1. Open it in a browser viewer (zero install)
If you just need to see the photo right now, the quickest route is a browser-based viewer. Drop the file into the HEIC viewer and it renders instantly — no codec, no admin rights, no waiting on the Microsoft Store. Because it runs entirely in your browser, the image never leaves your computer, which matters if it’s a personal photo or a work document.
This is my default when I’m on a locked-down work laptop where I can’t install Store apps.
2. Convert to JPG (fixes it everywhere, permanently)
If you need to keep, edit, email, or upload the photo, convert it. JPG opens on literally everything, so this solves the problem once instead of every time you open a file. The flagship tool here is HEIC to JPG — drag your files in, download the JPGs, done. It’s free, unlimited, and runs 100% in your browser, so nothing uploads to a server (it even strips EXIF/GPS location data on conversion). If you’re nervous about privacy, here’s exactly how the in-browser conversion works.
Need a different output? The same engine handles HEIC to PNG for lossless graphics, HEIC to PDF for documents and receipts, and HEIC to WebP for the web.
3. Install the HEVC codec (makes Windows open HEIC natively)
If you want Windows Photos itself to open HEIC like a normal image going forward, install the decoder from the Microsoft Store. This is the “proper” fix but the slowest to set up, and Microsoft charges for it (more on that below). I’ve covered the full walkthrough in opening HEIC on Windows 11, and the step-by-step version for the older OS in converting HEIC to JPG on Windows 10.
Which fix should I use?
| Your goal | Best fix | Install needed? | Time |
|---|---|---|---|
| Just view it once | Browser viewer | No | Seconds |
| Keep / share / edit it | Convert to JPG | No | Seconds |
| Open all HEIC natively in Photos | HEVC codec | Yes (Store) | A few minutes |
| Stop the problem at the source | Change iPhone setting | No | 1 minute |
The extensions route, explained
Windows needs two pieces from the Microsoft Store:
- HEIF Image Extensions — free, reads the container.
- HEVC Video Extensions — this is the one that actually decodes the image, and Microsoft charges roughly $0.99 for it.
There’s a long-standing free variant called “HEVC Video Extensions from Device Manufacturer,” but Microsoft has made it harder to find, and availability comes and goes. Once both are installed, restart Windows Photos and your HEIC files should open by double-click.
A heads-up from experience: the codec route can be finicky. It sometimes fails silently on machines where the Store is managed by an IT policy, and a Windows update has occasionally reset it for me. If you only deal with HEIC occasionally, converting is genuinely less hassle than maintaining the codec. If you want to weigh the formats themselves, HEIC vs JPG breaks down the real-world trade-offs.
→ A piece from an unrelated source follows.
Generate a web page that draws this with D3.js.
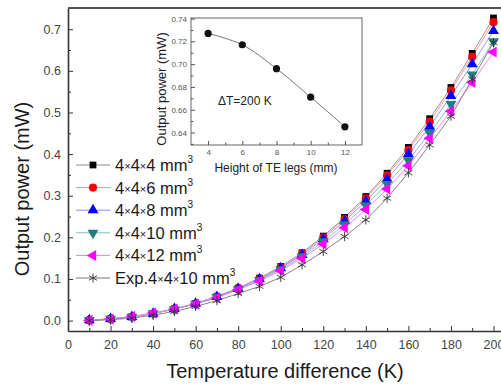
<!DOCTYPE html>
<html>
<head>
<meta charset="utf-8">
<script src="https://cdn.jsdelivr.net/npm/d3@7"></script>
<style>
  body { margin: 0; background: #fff; }
  svg { font-family: "Liberation Sans", Arial, sans-serif; }
</style>
</head>
<body>
<script>
// temperature difference (K)
let temps = [10, 20, 30, 40, 50, 60, 70, 80, 90, 100, 110, 120, 130, 140, 150, 160, 170, 180, 190, 200];

// output power (mW)
let s4x4x4 = [0.001, 0.004, 0.009, 0.017, 0.028, 0.041, 0.058, 0.078, 0.102, 0.130, 0.163, 0.203, 0.248, 0.298, 0.354, 0.416, 0.485, 0.560, 0.642, 0.727];
let s4x4x6 = [0.001, 0.004, 0.009, 0.017, 0.028, 0.041, 0.058, 0.078, 0.101, 0.128, 0.161, 0.200, 0.244, 0.294, 0.349, 0.410, 0.478, 0.553, 0.634, 0.717];
let s4x4x8 = [0.001, 0.004, 0.009, 0.017, 0.028, 0.041, 0.057, 0.077, 0.100, 0.126, 0.158, 0.196, 0.239, 0.287, 0.340, 0.400, 0.466, 0.540, 0.616, 0.696];
let s4x4x10 = [0.001, 0.004, 0.009, 0.017, 0.027, 0.040, 0.056, 0.075, 0.097, 0.123, 0.154, 0.190, 0.231, 0.277, 0.328, 0.385, 0.450, 0.520, 0.591, 0.671];
let s4x4x12 = [0.001, 0.004, 0.010, 0.018, 0.028, 0.040, 0.055, 0.074, 0.095, 0.120, 0.150, 0.184, 0.223, 0.267, 0.316, 0.372, 0.438, 0.503, 0.572, 0.645];
let exp4x4x10 = [0.000, 0.002, 0.006, 0.013, 0.022, 0.034, 0.048, 0.065, 0.082, 0.104, 0.134, 0.166, 0.202, 0.242, 0.294, 0.355, 0.422, 0.491, 0.580, 0.668];

let seriesNames = ["4\u00d74\u00d74", "4\u00d74\u00d76", "4\u00d74\u00d78", "4\u00d74\u00d710", "4\u00d74\u00d712", "Exp.4\u00d74\u00d710"];

let xTicks = [0, 20, 40, 60, 80, 100, 120, 140, 160, 180, 200];
let yTicks = [0.0, 0.1, 0.2, 0.3, 0.4, 0.5, 0.6, 0.7];

// inset: output power at dT = 200 K vs leg height
let legHeights = [4, 6, 8, 10, 12];
let insetPower = [0.727, 0.717, 0.696, 0.671, 0.645];
let insetXTicks = [4, 6, 8, 10, 12];
let insetYTicks = [0.64, 0.66, 0.68, 0.70, 0.72, 0.74];

let w = 501;
let h = 385;

let styles = [
  { fill: "#000000", line: "#8a8a8a", sym: d3.symbolSquare, size: 46, rot: 0 },
  { fill: "#ff0000", line: "#ff8a8a", sym: d3.symbolCircle, size: 52, rot: 0 },
  { fill: "#0000ff", line: "#8a8aff", sym: d3.symbolTriangle, size: 52, rot: 0 },
  { fill: "#1e8080", line: "#7fbcbc", sym: d3.symbolTriangle, size: 52, rot: 180 },
  { fill: "#ff00ff", line: "#ff70ff", sym: d3.symbolTriangle, size: 52, rot: -90 },
  { fill: "none", line: "#777777", sym: d3.symbolAsterisk, size: 60, rot: 0, stroke: "#333" }
];

let allSeries = [s4x4x4, s4x4x6, s4x4x8, s4x4x10, s4x4x12, exp4x4x10];

let svg = d3.select("body").append("svg")
  .attr("width", w)
  .attr("height", h);

let xScale = d3.scaleLinear().domain([0, 204]).range([68, 502]);
let yScale = d3.scaleLinear().domain([-0.025, 0.751]).range([331, 8]);

// frame top
svg.append("line")
  .attr("x1", 68).attr("x2", 502)
  .attr("y1", 8).attr("y2", 8)
  .attr("stroke", "#555").attr("stroke-width", 1.8);

// minor ticks
svg.append("g")
  .attr("transform", "translate(0,331)")
  .call(d3.axisBottom(xScale).tickValues(d3.range(10, 201, 20)).tickSize(-3).tickSizeOuter(0).tickFormat(""))
  .call(g => g.select(".domain").remove())
  .call(g => g.selectAll("line").attr("stroke", "#333"));
svg.append("g")
  .attr("transform", "translate(68,0)")
  .call(d3.axisLeft(yScale).tickValues(d3.range(0.05, 0.75, 0.1)).tickSize(-3).tickSizeOuter(0).tickFormat(""))
  .call(g => g.select(".domain").remove())
  .call(g => g.selectAll("line").attr("stroke", "#333"));

let xAxis = svg.append("g")
  .attr("transform", "translate(0,331)")
  .call(d3.axisBottom(xScale).tickValues(xTicks).tickSize(-5).tickSizeOuter(0).tickPadding(9).tickFormat(d3.format("d")));
let yAxis = svg.append("g")
  .attr("transform", "translate(68,0)")
  .call(d3.axisLeft(yScale).tickValues(yTicks).tickSize(-5).tickSizeOuter(0).tickPadding(7).tickFormat(d3.format(".1f")));

[xAxis, yAxis].forEach(g => {
  g.select(".domain").attr("stroke", "#333").attr("stroke-width", 1.6);
  g.selectAll("line").attr("stroke", "#333");
  g.selectAll("text").attr("fill", "#444").style("font-size", "12.5px");
});

// axis titles
svg.append("text")
  .attr("x", 285).attr("y", 378)
  .attr("text-anchor", "middle")
  .style("font-size", "20px")
  .attr("fill", "#1a1a1a")
  .text("Temperature difference (K)");
svg.append("text")
  .attr("transform", "translate(29,189) rotate(-90)")
  .attr("text-anchor", "middle")
  .style("font-size", "20px")
  .attr("fill", "#1a1a1a")
  .text("Output power (mW)");

// series
let line = d3.line()
  .x((d, i) => xScale(temps[i]))
  .y(d => yScale(d));

allSeries.forEach((values, k) => {
  let st = styles[k];
  svg.append("path")
    .datum(values)
    .attr("d", line)
    .attr("fill", "none")
    .attr("stroke", st.line)
    .attr("stroke-width", 0.9);
});

allSeries.forEach((values, k) => {
  let st = styles[k];
  svg.append("g").selectAll("path")
    .data(values)
    .enter()
    .append("path")
    .attr("d", d3.symbol().type(st.sym).size(st.size))
    .attr("transform", (d, i) => "translate(" + xScale(temps[i]) + "," + yScale(d) + ") rotate(" + st.rot + ")")
    .attr("fill", st.fill)
    .attr("stroke", st.stroke || "none")
    .attr("stroke-width", 0.9);
});

// legend
let legend = svg.append("g");
seriesNames.forEach((name, k) => {
  let st = styles[k];
  let y = 165 + k * 22.6;
  legend.append("line")
    .attr("x1", 76).attr("x2", 110)
    .attr("y1", y).attr("y2", y)
    .attr("stroke", st.line).attr("stroke-width", 1);
  legend.append("path")
    .attr("d", d3.symbol().type(st.sym).size(st.size))
    .attr("transform", "translate(93," + y + ") rotate(" + st.rot + ")")
    .attr("fill", st.fill)
    .attr("stroke", st.stroke || "none")
    .attr("stroke-width", 0.9);
  let t = legend.append("text")
    .attr("x", 115).attr("y", y + 6)
    .attr("fill", "#1a1a1a")
    .style("font-size", "16.5px");
  name.split("\u00d7").forEach((part, j) => {
    if (j > 0) t.append("tspan").style("font-size", "11px").attr("dy", -1).text("\u00d7");
    t.append("tspan").attr("dy", j > 0 ? 1 : 0).text(part);
  });
  t.append("tspan").text(" mm");
  t.append("tspan").style("font-size", "10px").attr("dy", -8).text("3");
});

// inset
let ix = d3.scaleLinear().domain([3, 13]).range([191, 362]);
let iy = d3.scaleLinear().domain([0.629, 0.7405]).range([145, 18]);

let inset = svg.append("g");
inset.append("rect")
  .attr("x", 191).attr("y", 18)
  .attr("width", 171).attr("height", 127)
  .attr("fill", "#fff")
  .attr("stroke", "#666").attr("stroke-width", 1);

inset.append("g")
  .attr("transform", "translate(0,145)")
  .call(d3.axisBottom(ix).tickValues([5, 7, 9, 11]).tickSize(-2.5).tickSizeOuter(0).tickFormat(""))
  .call(g => g.select(".domain").remove());
inset.append("g")
  .attr("transform", "translate(191,0)")
  .call(d3.axisLeft(iy).tickValues([0.63, 0.65, 0.67, 0.69, 0.71, 0.73]).tickSize(-2.5).tickSizeOuter(0).tickFormat(""))
  .call(g => g.select(".domain").remove());
let ixAxis = inset.append("g")
  .attr("transform", "translate(0,145)")
  .call(d3.axisBottom(ix).tickValues(insetXTicks).tickSize(-4).tickSizeOuter(0).tickPadding(4).tickFormat(d3.format("d")));
let iyAxis = inset.append("g")
  .attr("transform", "translate(191,0)")
  .call(d3.axisLeft(iy).tickValues(insetYTicks).tickSize(-4).tickSizeOuter(0).tickPadding(4).tickFormat(d3.format(".2f")));
[ixAxis, iyAxis].forEach(g => {
  g.select(".domain").remove();
  g.selectAll("text").attr("fill", "#555").style("font-size", "8px");
});
inset.selectAll("line").attr("stroke", "#555");

inset.append("path")
  .datum(insetPower)
  .attr("d", d3.line().curve(d3.curveCatmullRom).x((d, i) => ix(legHeights[i])).y(d => iy(d)))
  .attr("fill", "none")
  .attr("stroke", "#666")
  .attr("stroke-width", 0.9);
inset.selectAll("circle")
  .data(insetPower)
  .enter()
  .append("circle")
  .attr("cx", (d, i) => ix(legHeights[i]))
  .attr("cy", d => iy(d))
  .attr("r", 3.6)
  .attr("fill", "#111");

inset.append("text")
  .attr("x", 218).attr("y", 105)
  .attr("fill", "#222")
  .style("font-size", "12px")
  .text("\u0394T=200 K");
inset.append("text")
  .attr("x", 276).attr("y", 172)
  .attr("text-anchor", "middle")
  .attr("fill", "#222")
  .style("font-size", "12px")
  .text("Height of TE legs (mm)");
inset.append("text")
  .attr("transform", "translate(166,89) rotate(-90)")
  .attr("text-anchor", "middle")
  .attr("fill", "#222")
  .style("font-size", "13px")
  .text("Output power (mW)");
</script>
</body>
</html>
Common error messages and quick remedies
These are the exact messages I’ve run into, and what each one actually means:
- “This file format is unsupported” / “It looks like we don’t support this file format.” Classic missing-HEVC-codec error. Convert to JPG or install the extensions.
- A blank or black Photos window with no error. The decoder is missing or half-installed. Restart Photos; if it persists, convert the file.
- “Can’t open this file” in Mail/Outlook or a web upload box. The website or app rejects
.heicentirely. Convert to JPG first, then upload. - “0xc00d36cb” or a similar codec error code. A decoder/codec failure — reinstall both Store extensions, or just convert.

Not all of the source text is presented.